Important as relay stations on the Silk Road between China, Iran and Rome, these ancient caravan kingdoms were also stages on the route of Buddhist pilgrims such as Xuanzang from China to Afghanistan and India. On his outward journey Xuanzang stopped at Hami, Turfan, Kharashahr, Kucha and Aksu on the northern Silk Road. At each of these oases he would visit with kings, replenish his caravan with horses and camels; preach Buddhist doctrine to merchants and warriors as well as his fellow monks on their way to India. Along with Marco Polo, Xuanzang would be the most famous traveler on the Silk Road. He has, however the distinction of having traveled both on the northern and southern Silk roads which even Marco Polo did not do.

Several months after Xuanzang visited Hami,the kingdom reverted back to China. Like many another oasis it was caught between the depredations of Turkic nomads from the north and Chinese conquerors to the south and east. Xuanzang’s reputation preceded him. When Xuanzang was still at Hami, the king of Turfan sent an escort to conduct him to his kingdom, some 200 miles to the west. The king of Turfan was a powerful monarch with great influence throughout the Taklamakan desert, and happily for Xuanzang, he was also a devout Buddhist. The king’s subjects in the ancient kingdom of Turfan were neither Chinese nor Turks nor Mongolians, but an Indo-European people speaking a dialect of the Tocharian language. The government’s institutions however, were based on Chinese models. Reflecting this composite culture, modern excavations around Turfan have brought to light Christian, Nestorian, Manichean and Buddhist manuscripts, sculptures and paintings. Bezeklik monastery in the nearby mountains contained sixty-seven (some say fifty seven caves) dating from the fourth to the fourteenth century.

The king was so attracted to Xuanzang that he tried to detain him by force. Xuanzang staged a hunger strike; the king relented. Once convinced of his determination, the king equipped him with gold, silver, rolls of taffeta and satin, 30 horses, and 24 servants.

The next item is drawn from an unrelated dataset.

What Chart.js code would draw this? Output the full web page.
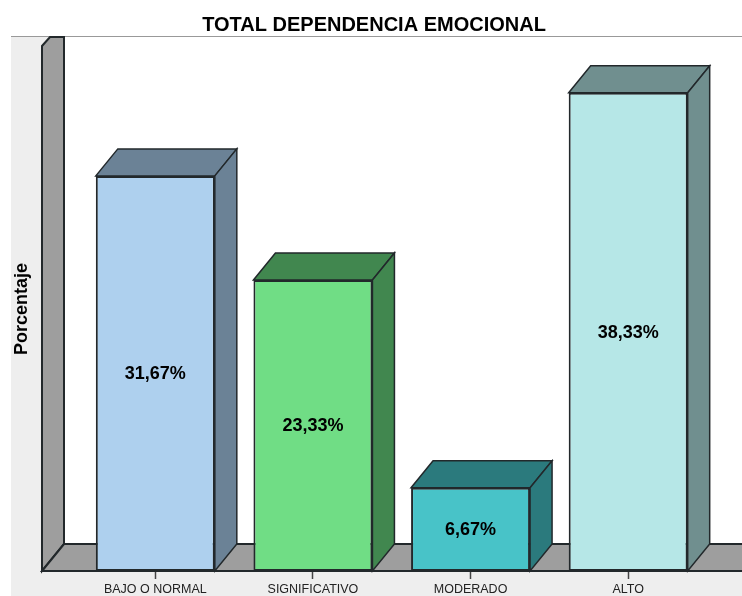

More important, he gave him 24 letters to be presented to the kingdoms he would pass through. Finally, he commissioned one of his officers to conduct him to the Great Khan of the Western Turks. Xuanzang was overcome by his generosity. Well he might have been, for the Empire of the Western Turks at that time extended from the Altai mountains in the former Soviet Union to what is now Afghanistan and Pakistan.

From Turfan the pilgrim and his now large caravan traveled to Kharashahr Yanqi) and thence to the flourishing kingdom of Kucha. Xuanzang was impressed with the wealth and cultural richness of its civilization as well as its size. A Kuchan orchestra had been introduced at the Chinese court and during the whole of the Tang period took part in imperial fetes. An authentic portrait of the King and Queen of Kucha, originally from the Kizil monastery, reveal an elegantly dressed royal pair and a king with red hair and light skin like most of his subjects, clearly someone of Indo-European origin. The king, not a very prudent man eventually renounced Chinese suzerainty in favor of an alliance with the Turks. In 648 C.E, long after Xuanzang’s stay, the Chinese invaded his country and took the king prisoner.

Beyond Aksu, the next oasis, Xuanzang crossed the Tian Shan range to Kyrgyzstan. Heavy snows delayed his start and should have provided a warning; in his 40 mile crossing, he lost one third of his men and animals. On the other side of the mountains, Xuanzang and his sadly depleted caravan rested at Lake Issik Kul, “the warm lake”, so-called because it never freezes. At Tokmak in 628 C.E., Xuanzang met the Great Khan of the Western Turks who was at the height of his powers. Xuanzang gave him the letter and gifts from the Turfan king. Although he had achieved hegemony in part of the Tarim basin, the Great Khan’s relations with the Tang Emperor in Chang’an were friendly and he welcomed Xuanzang and his party.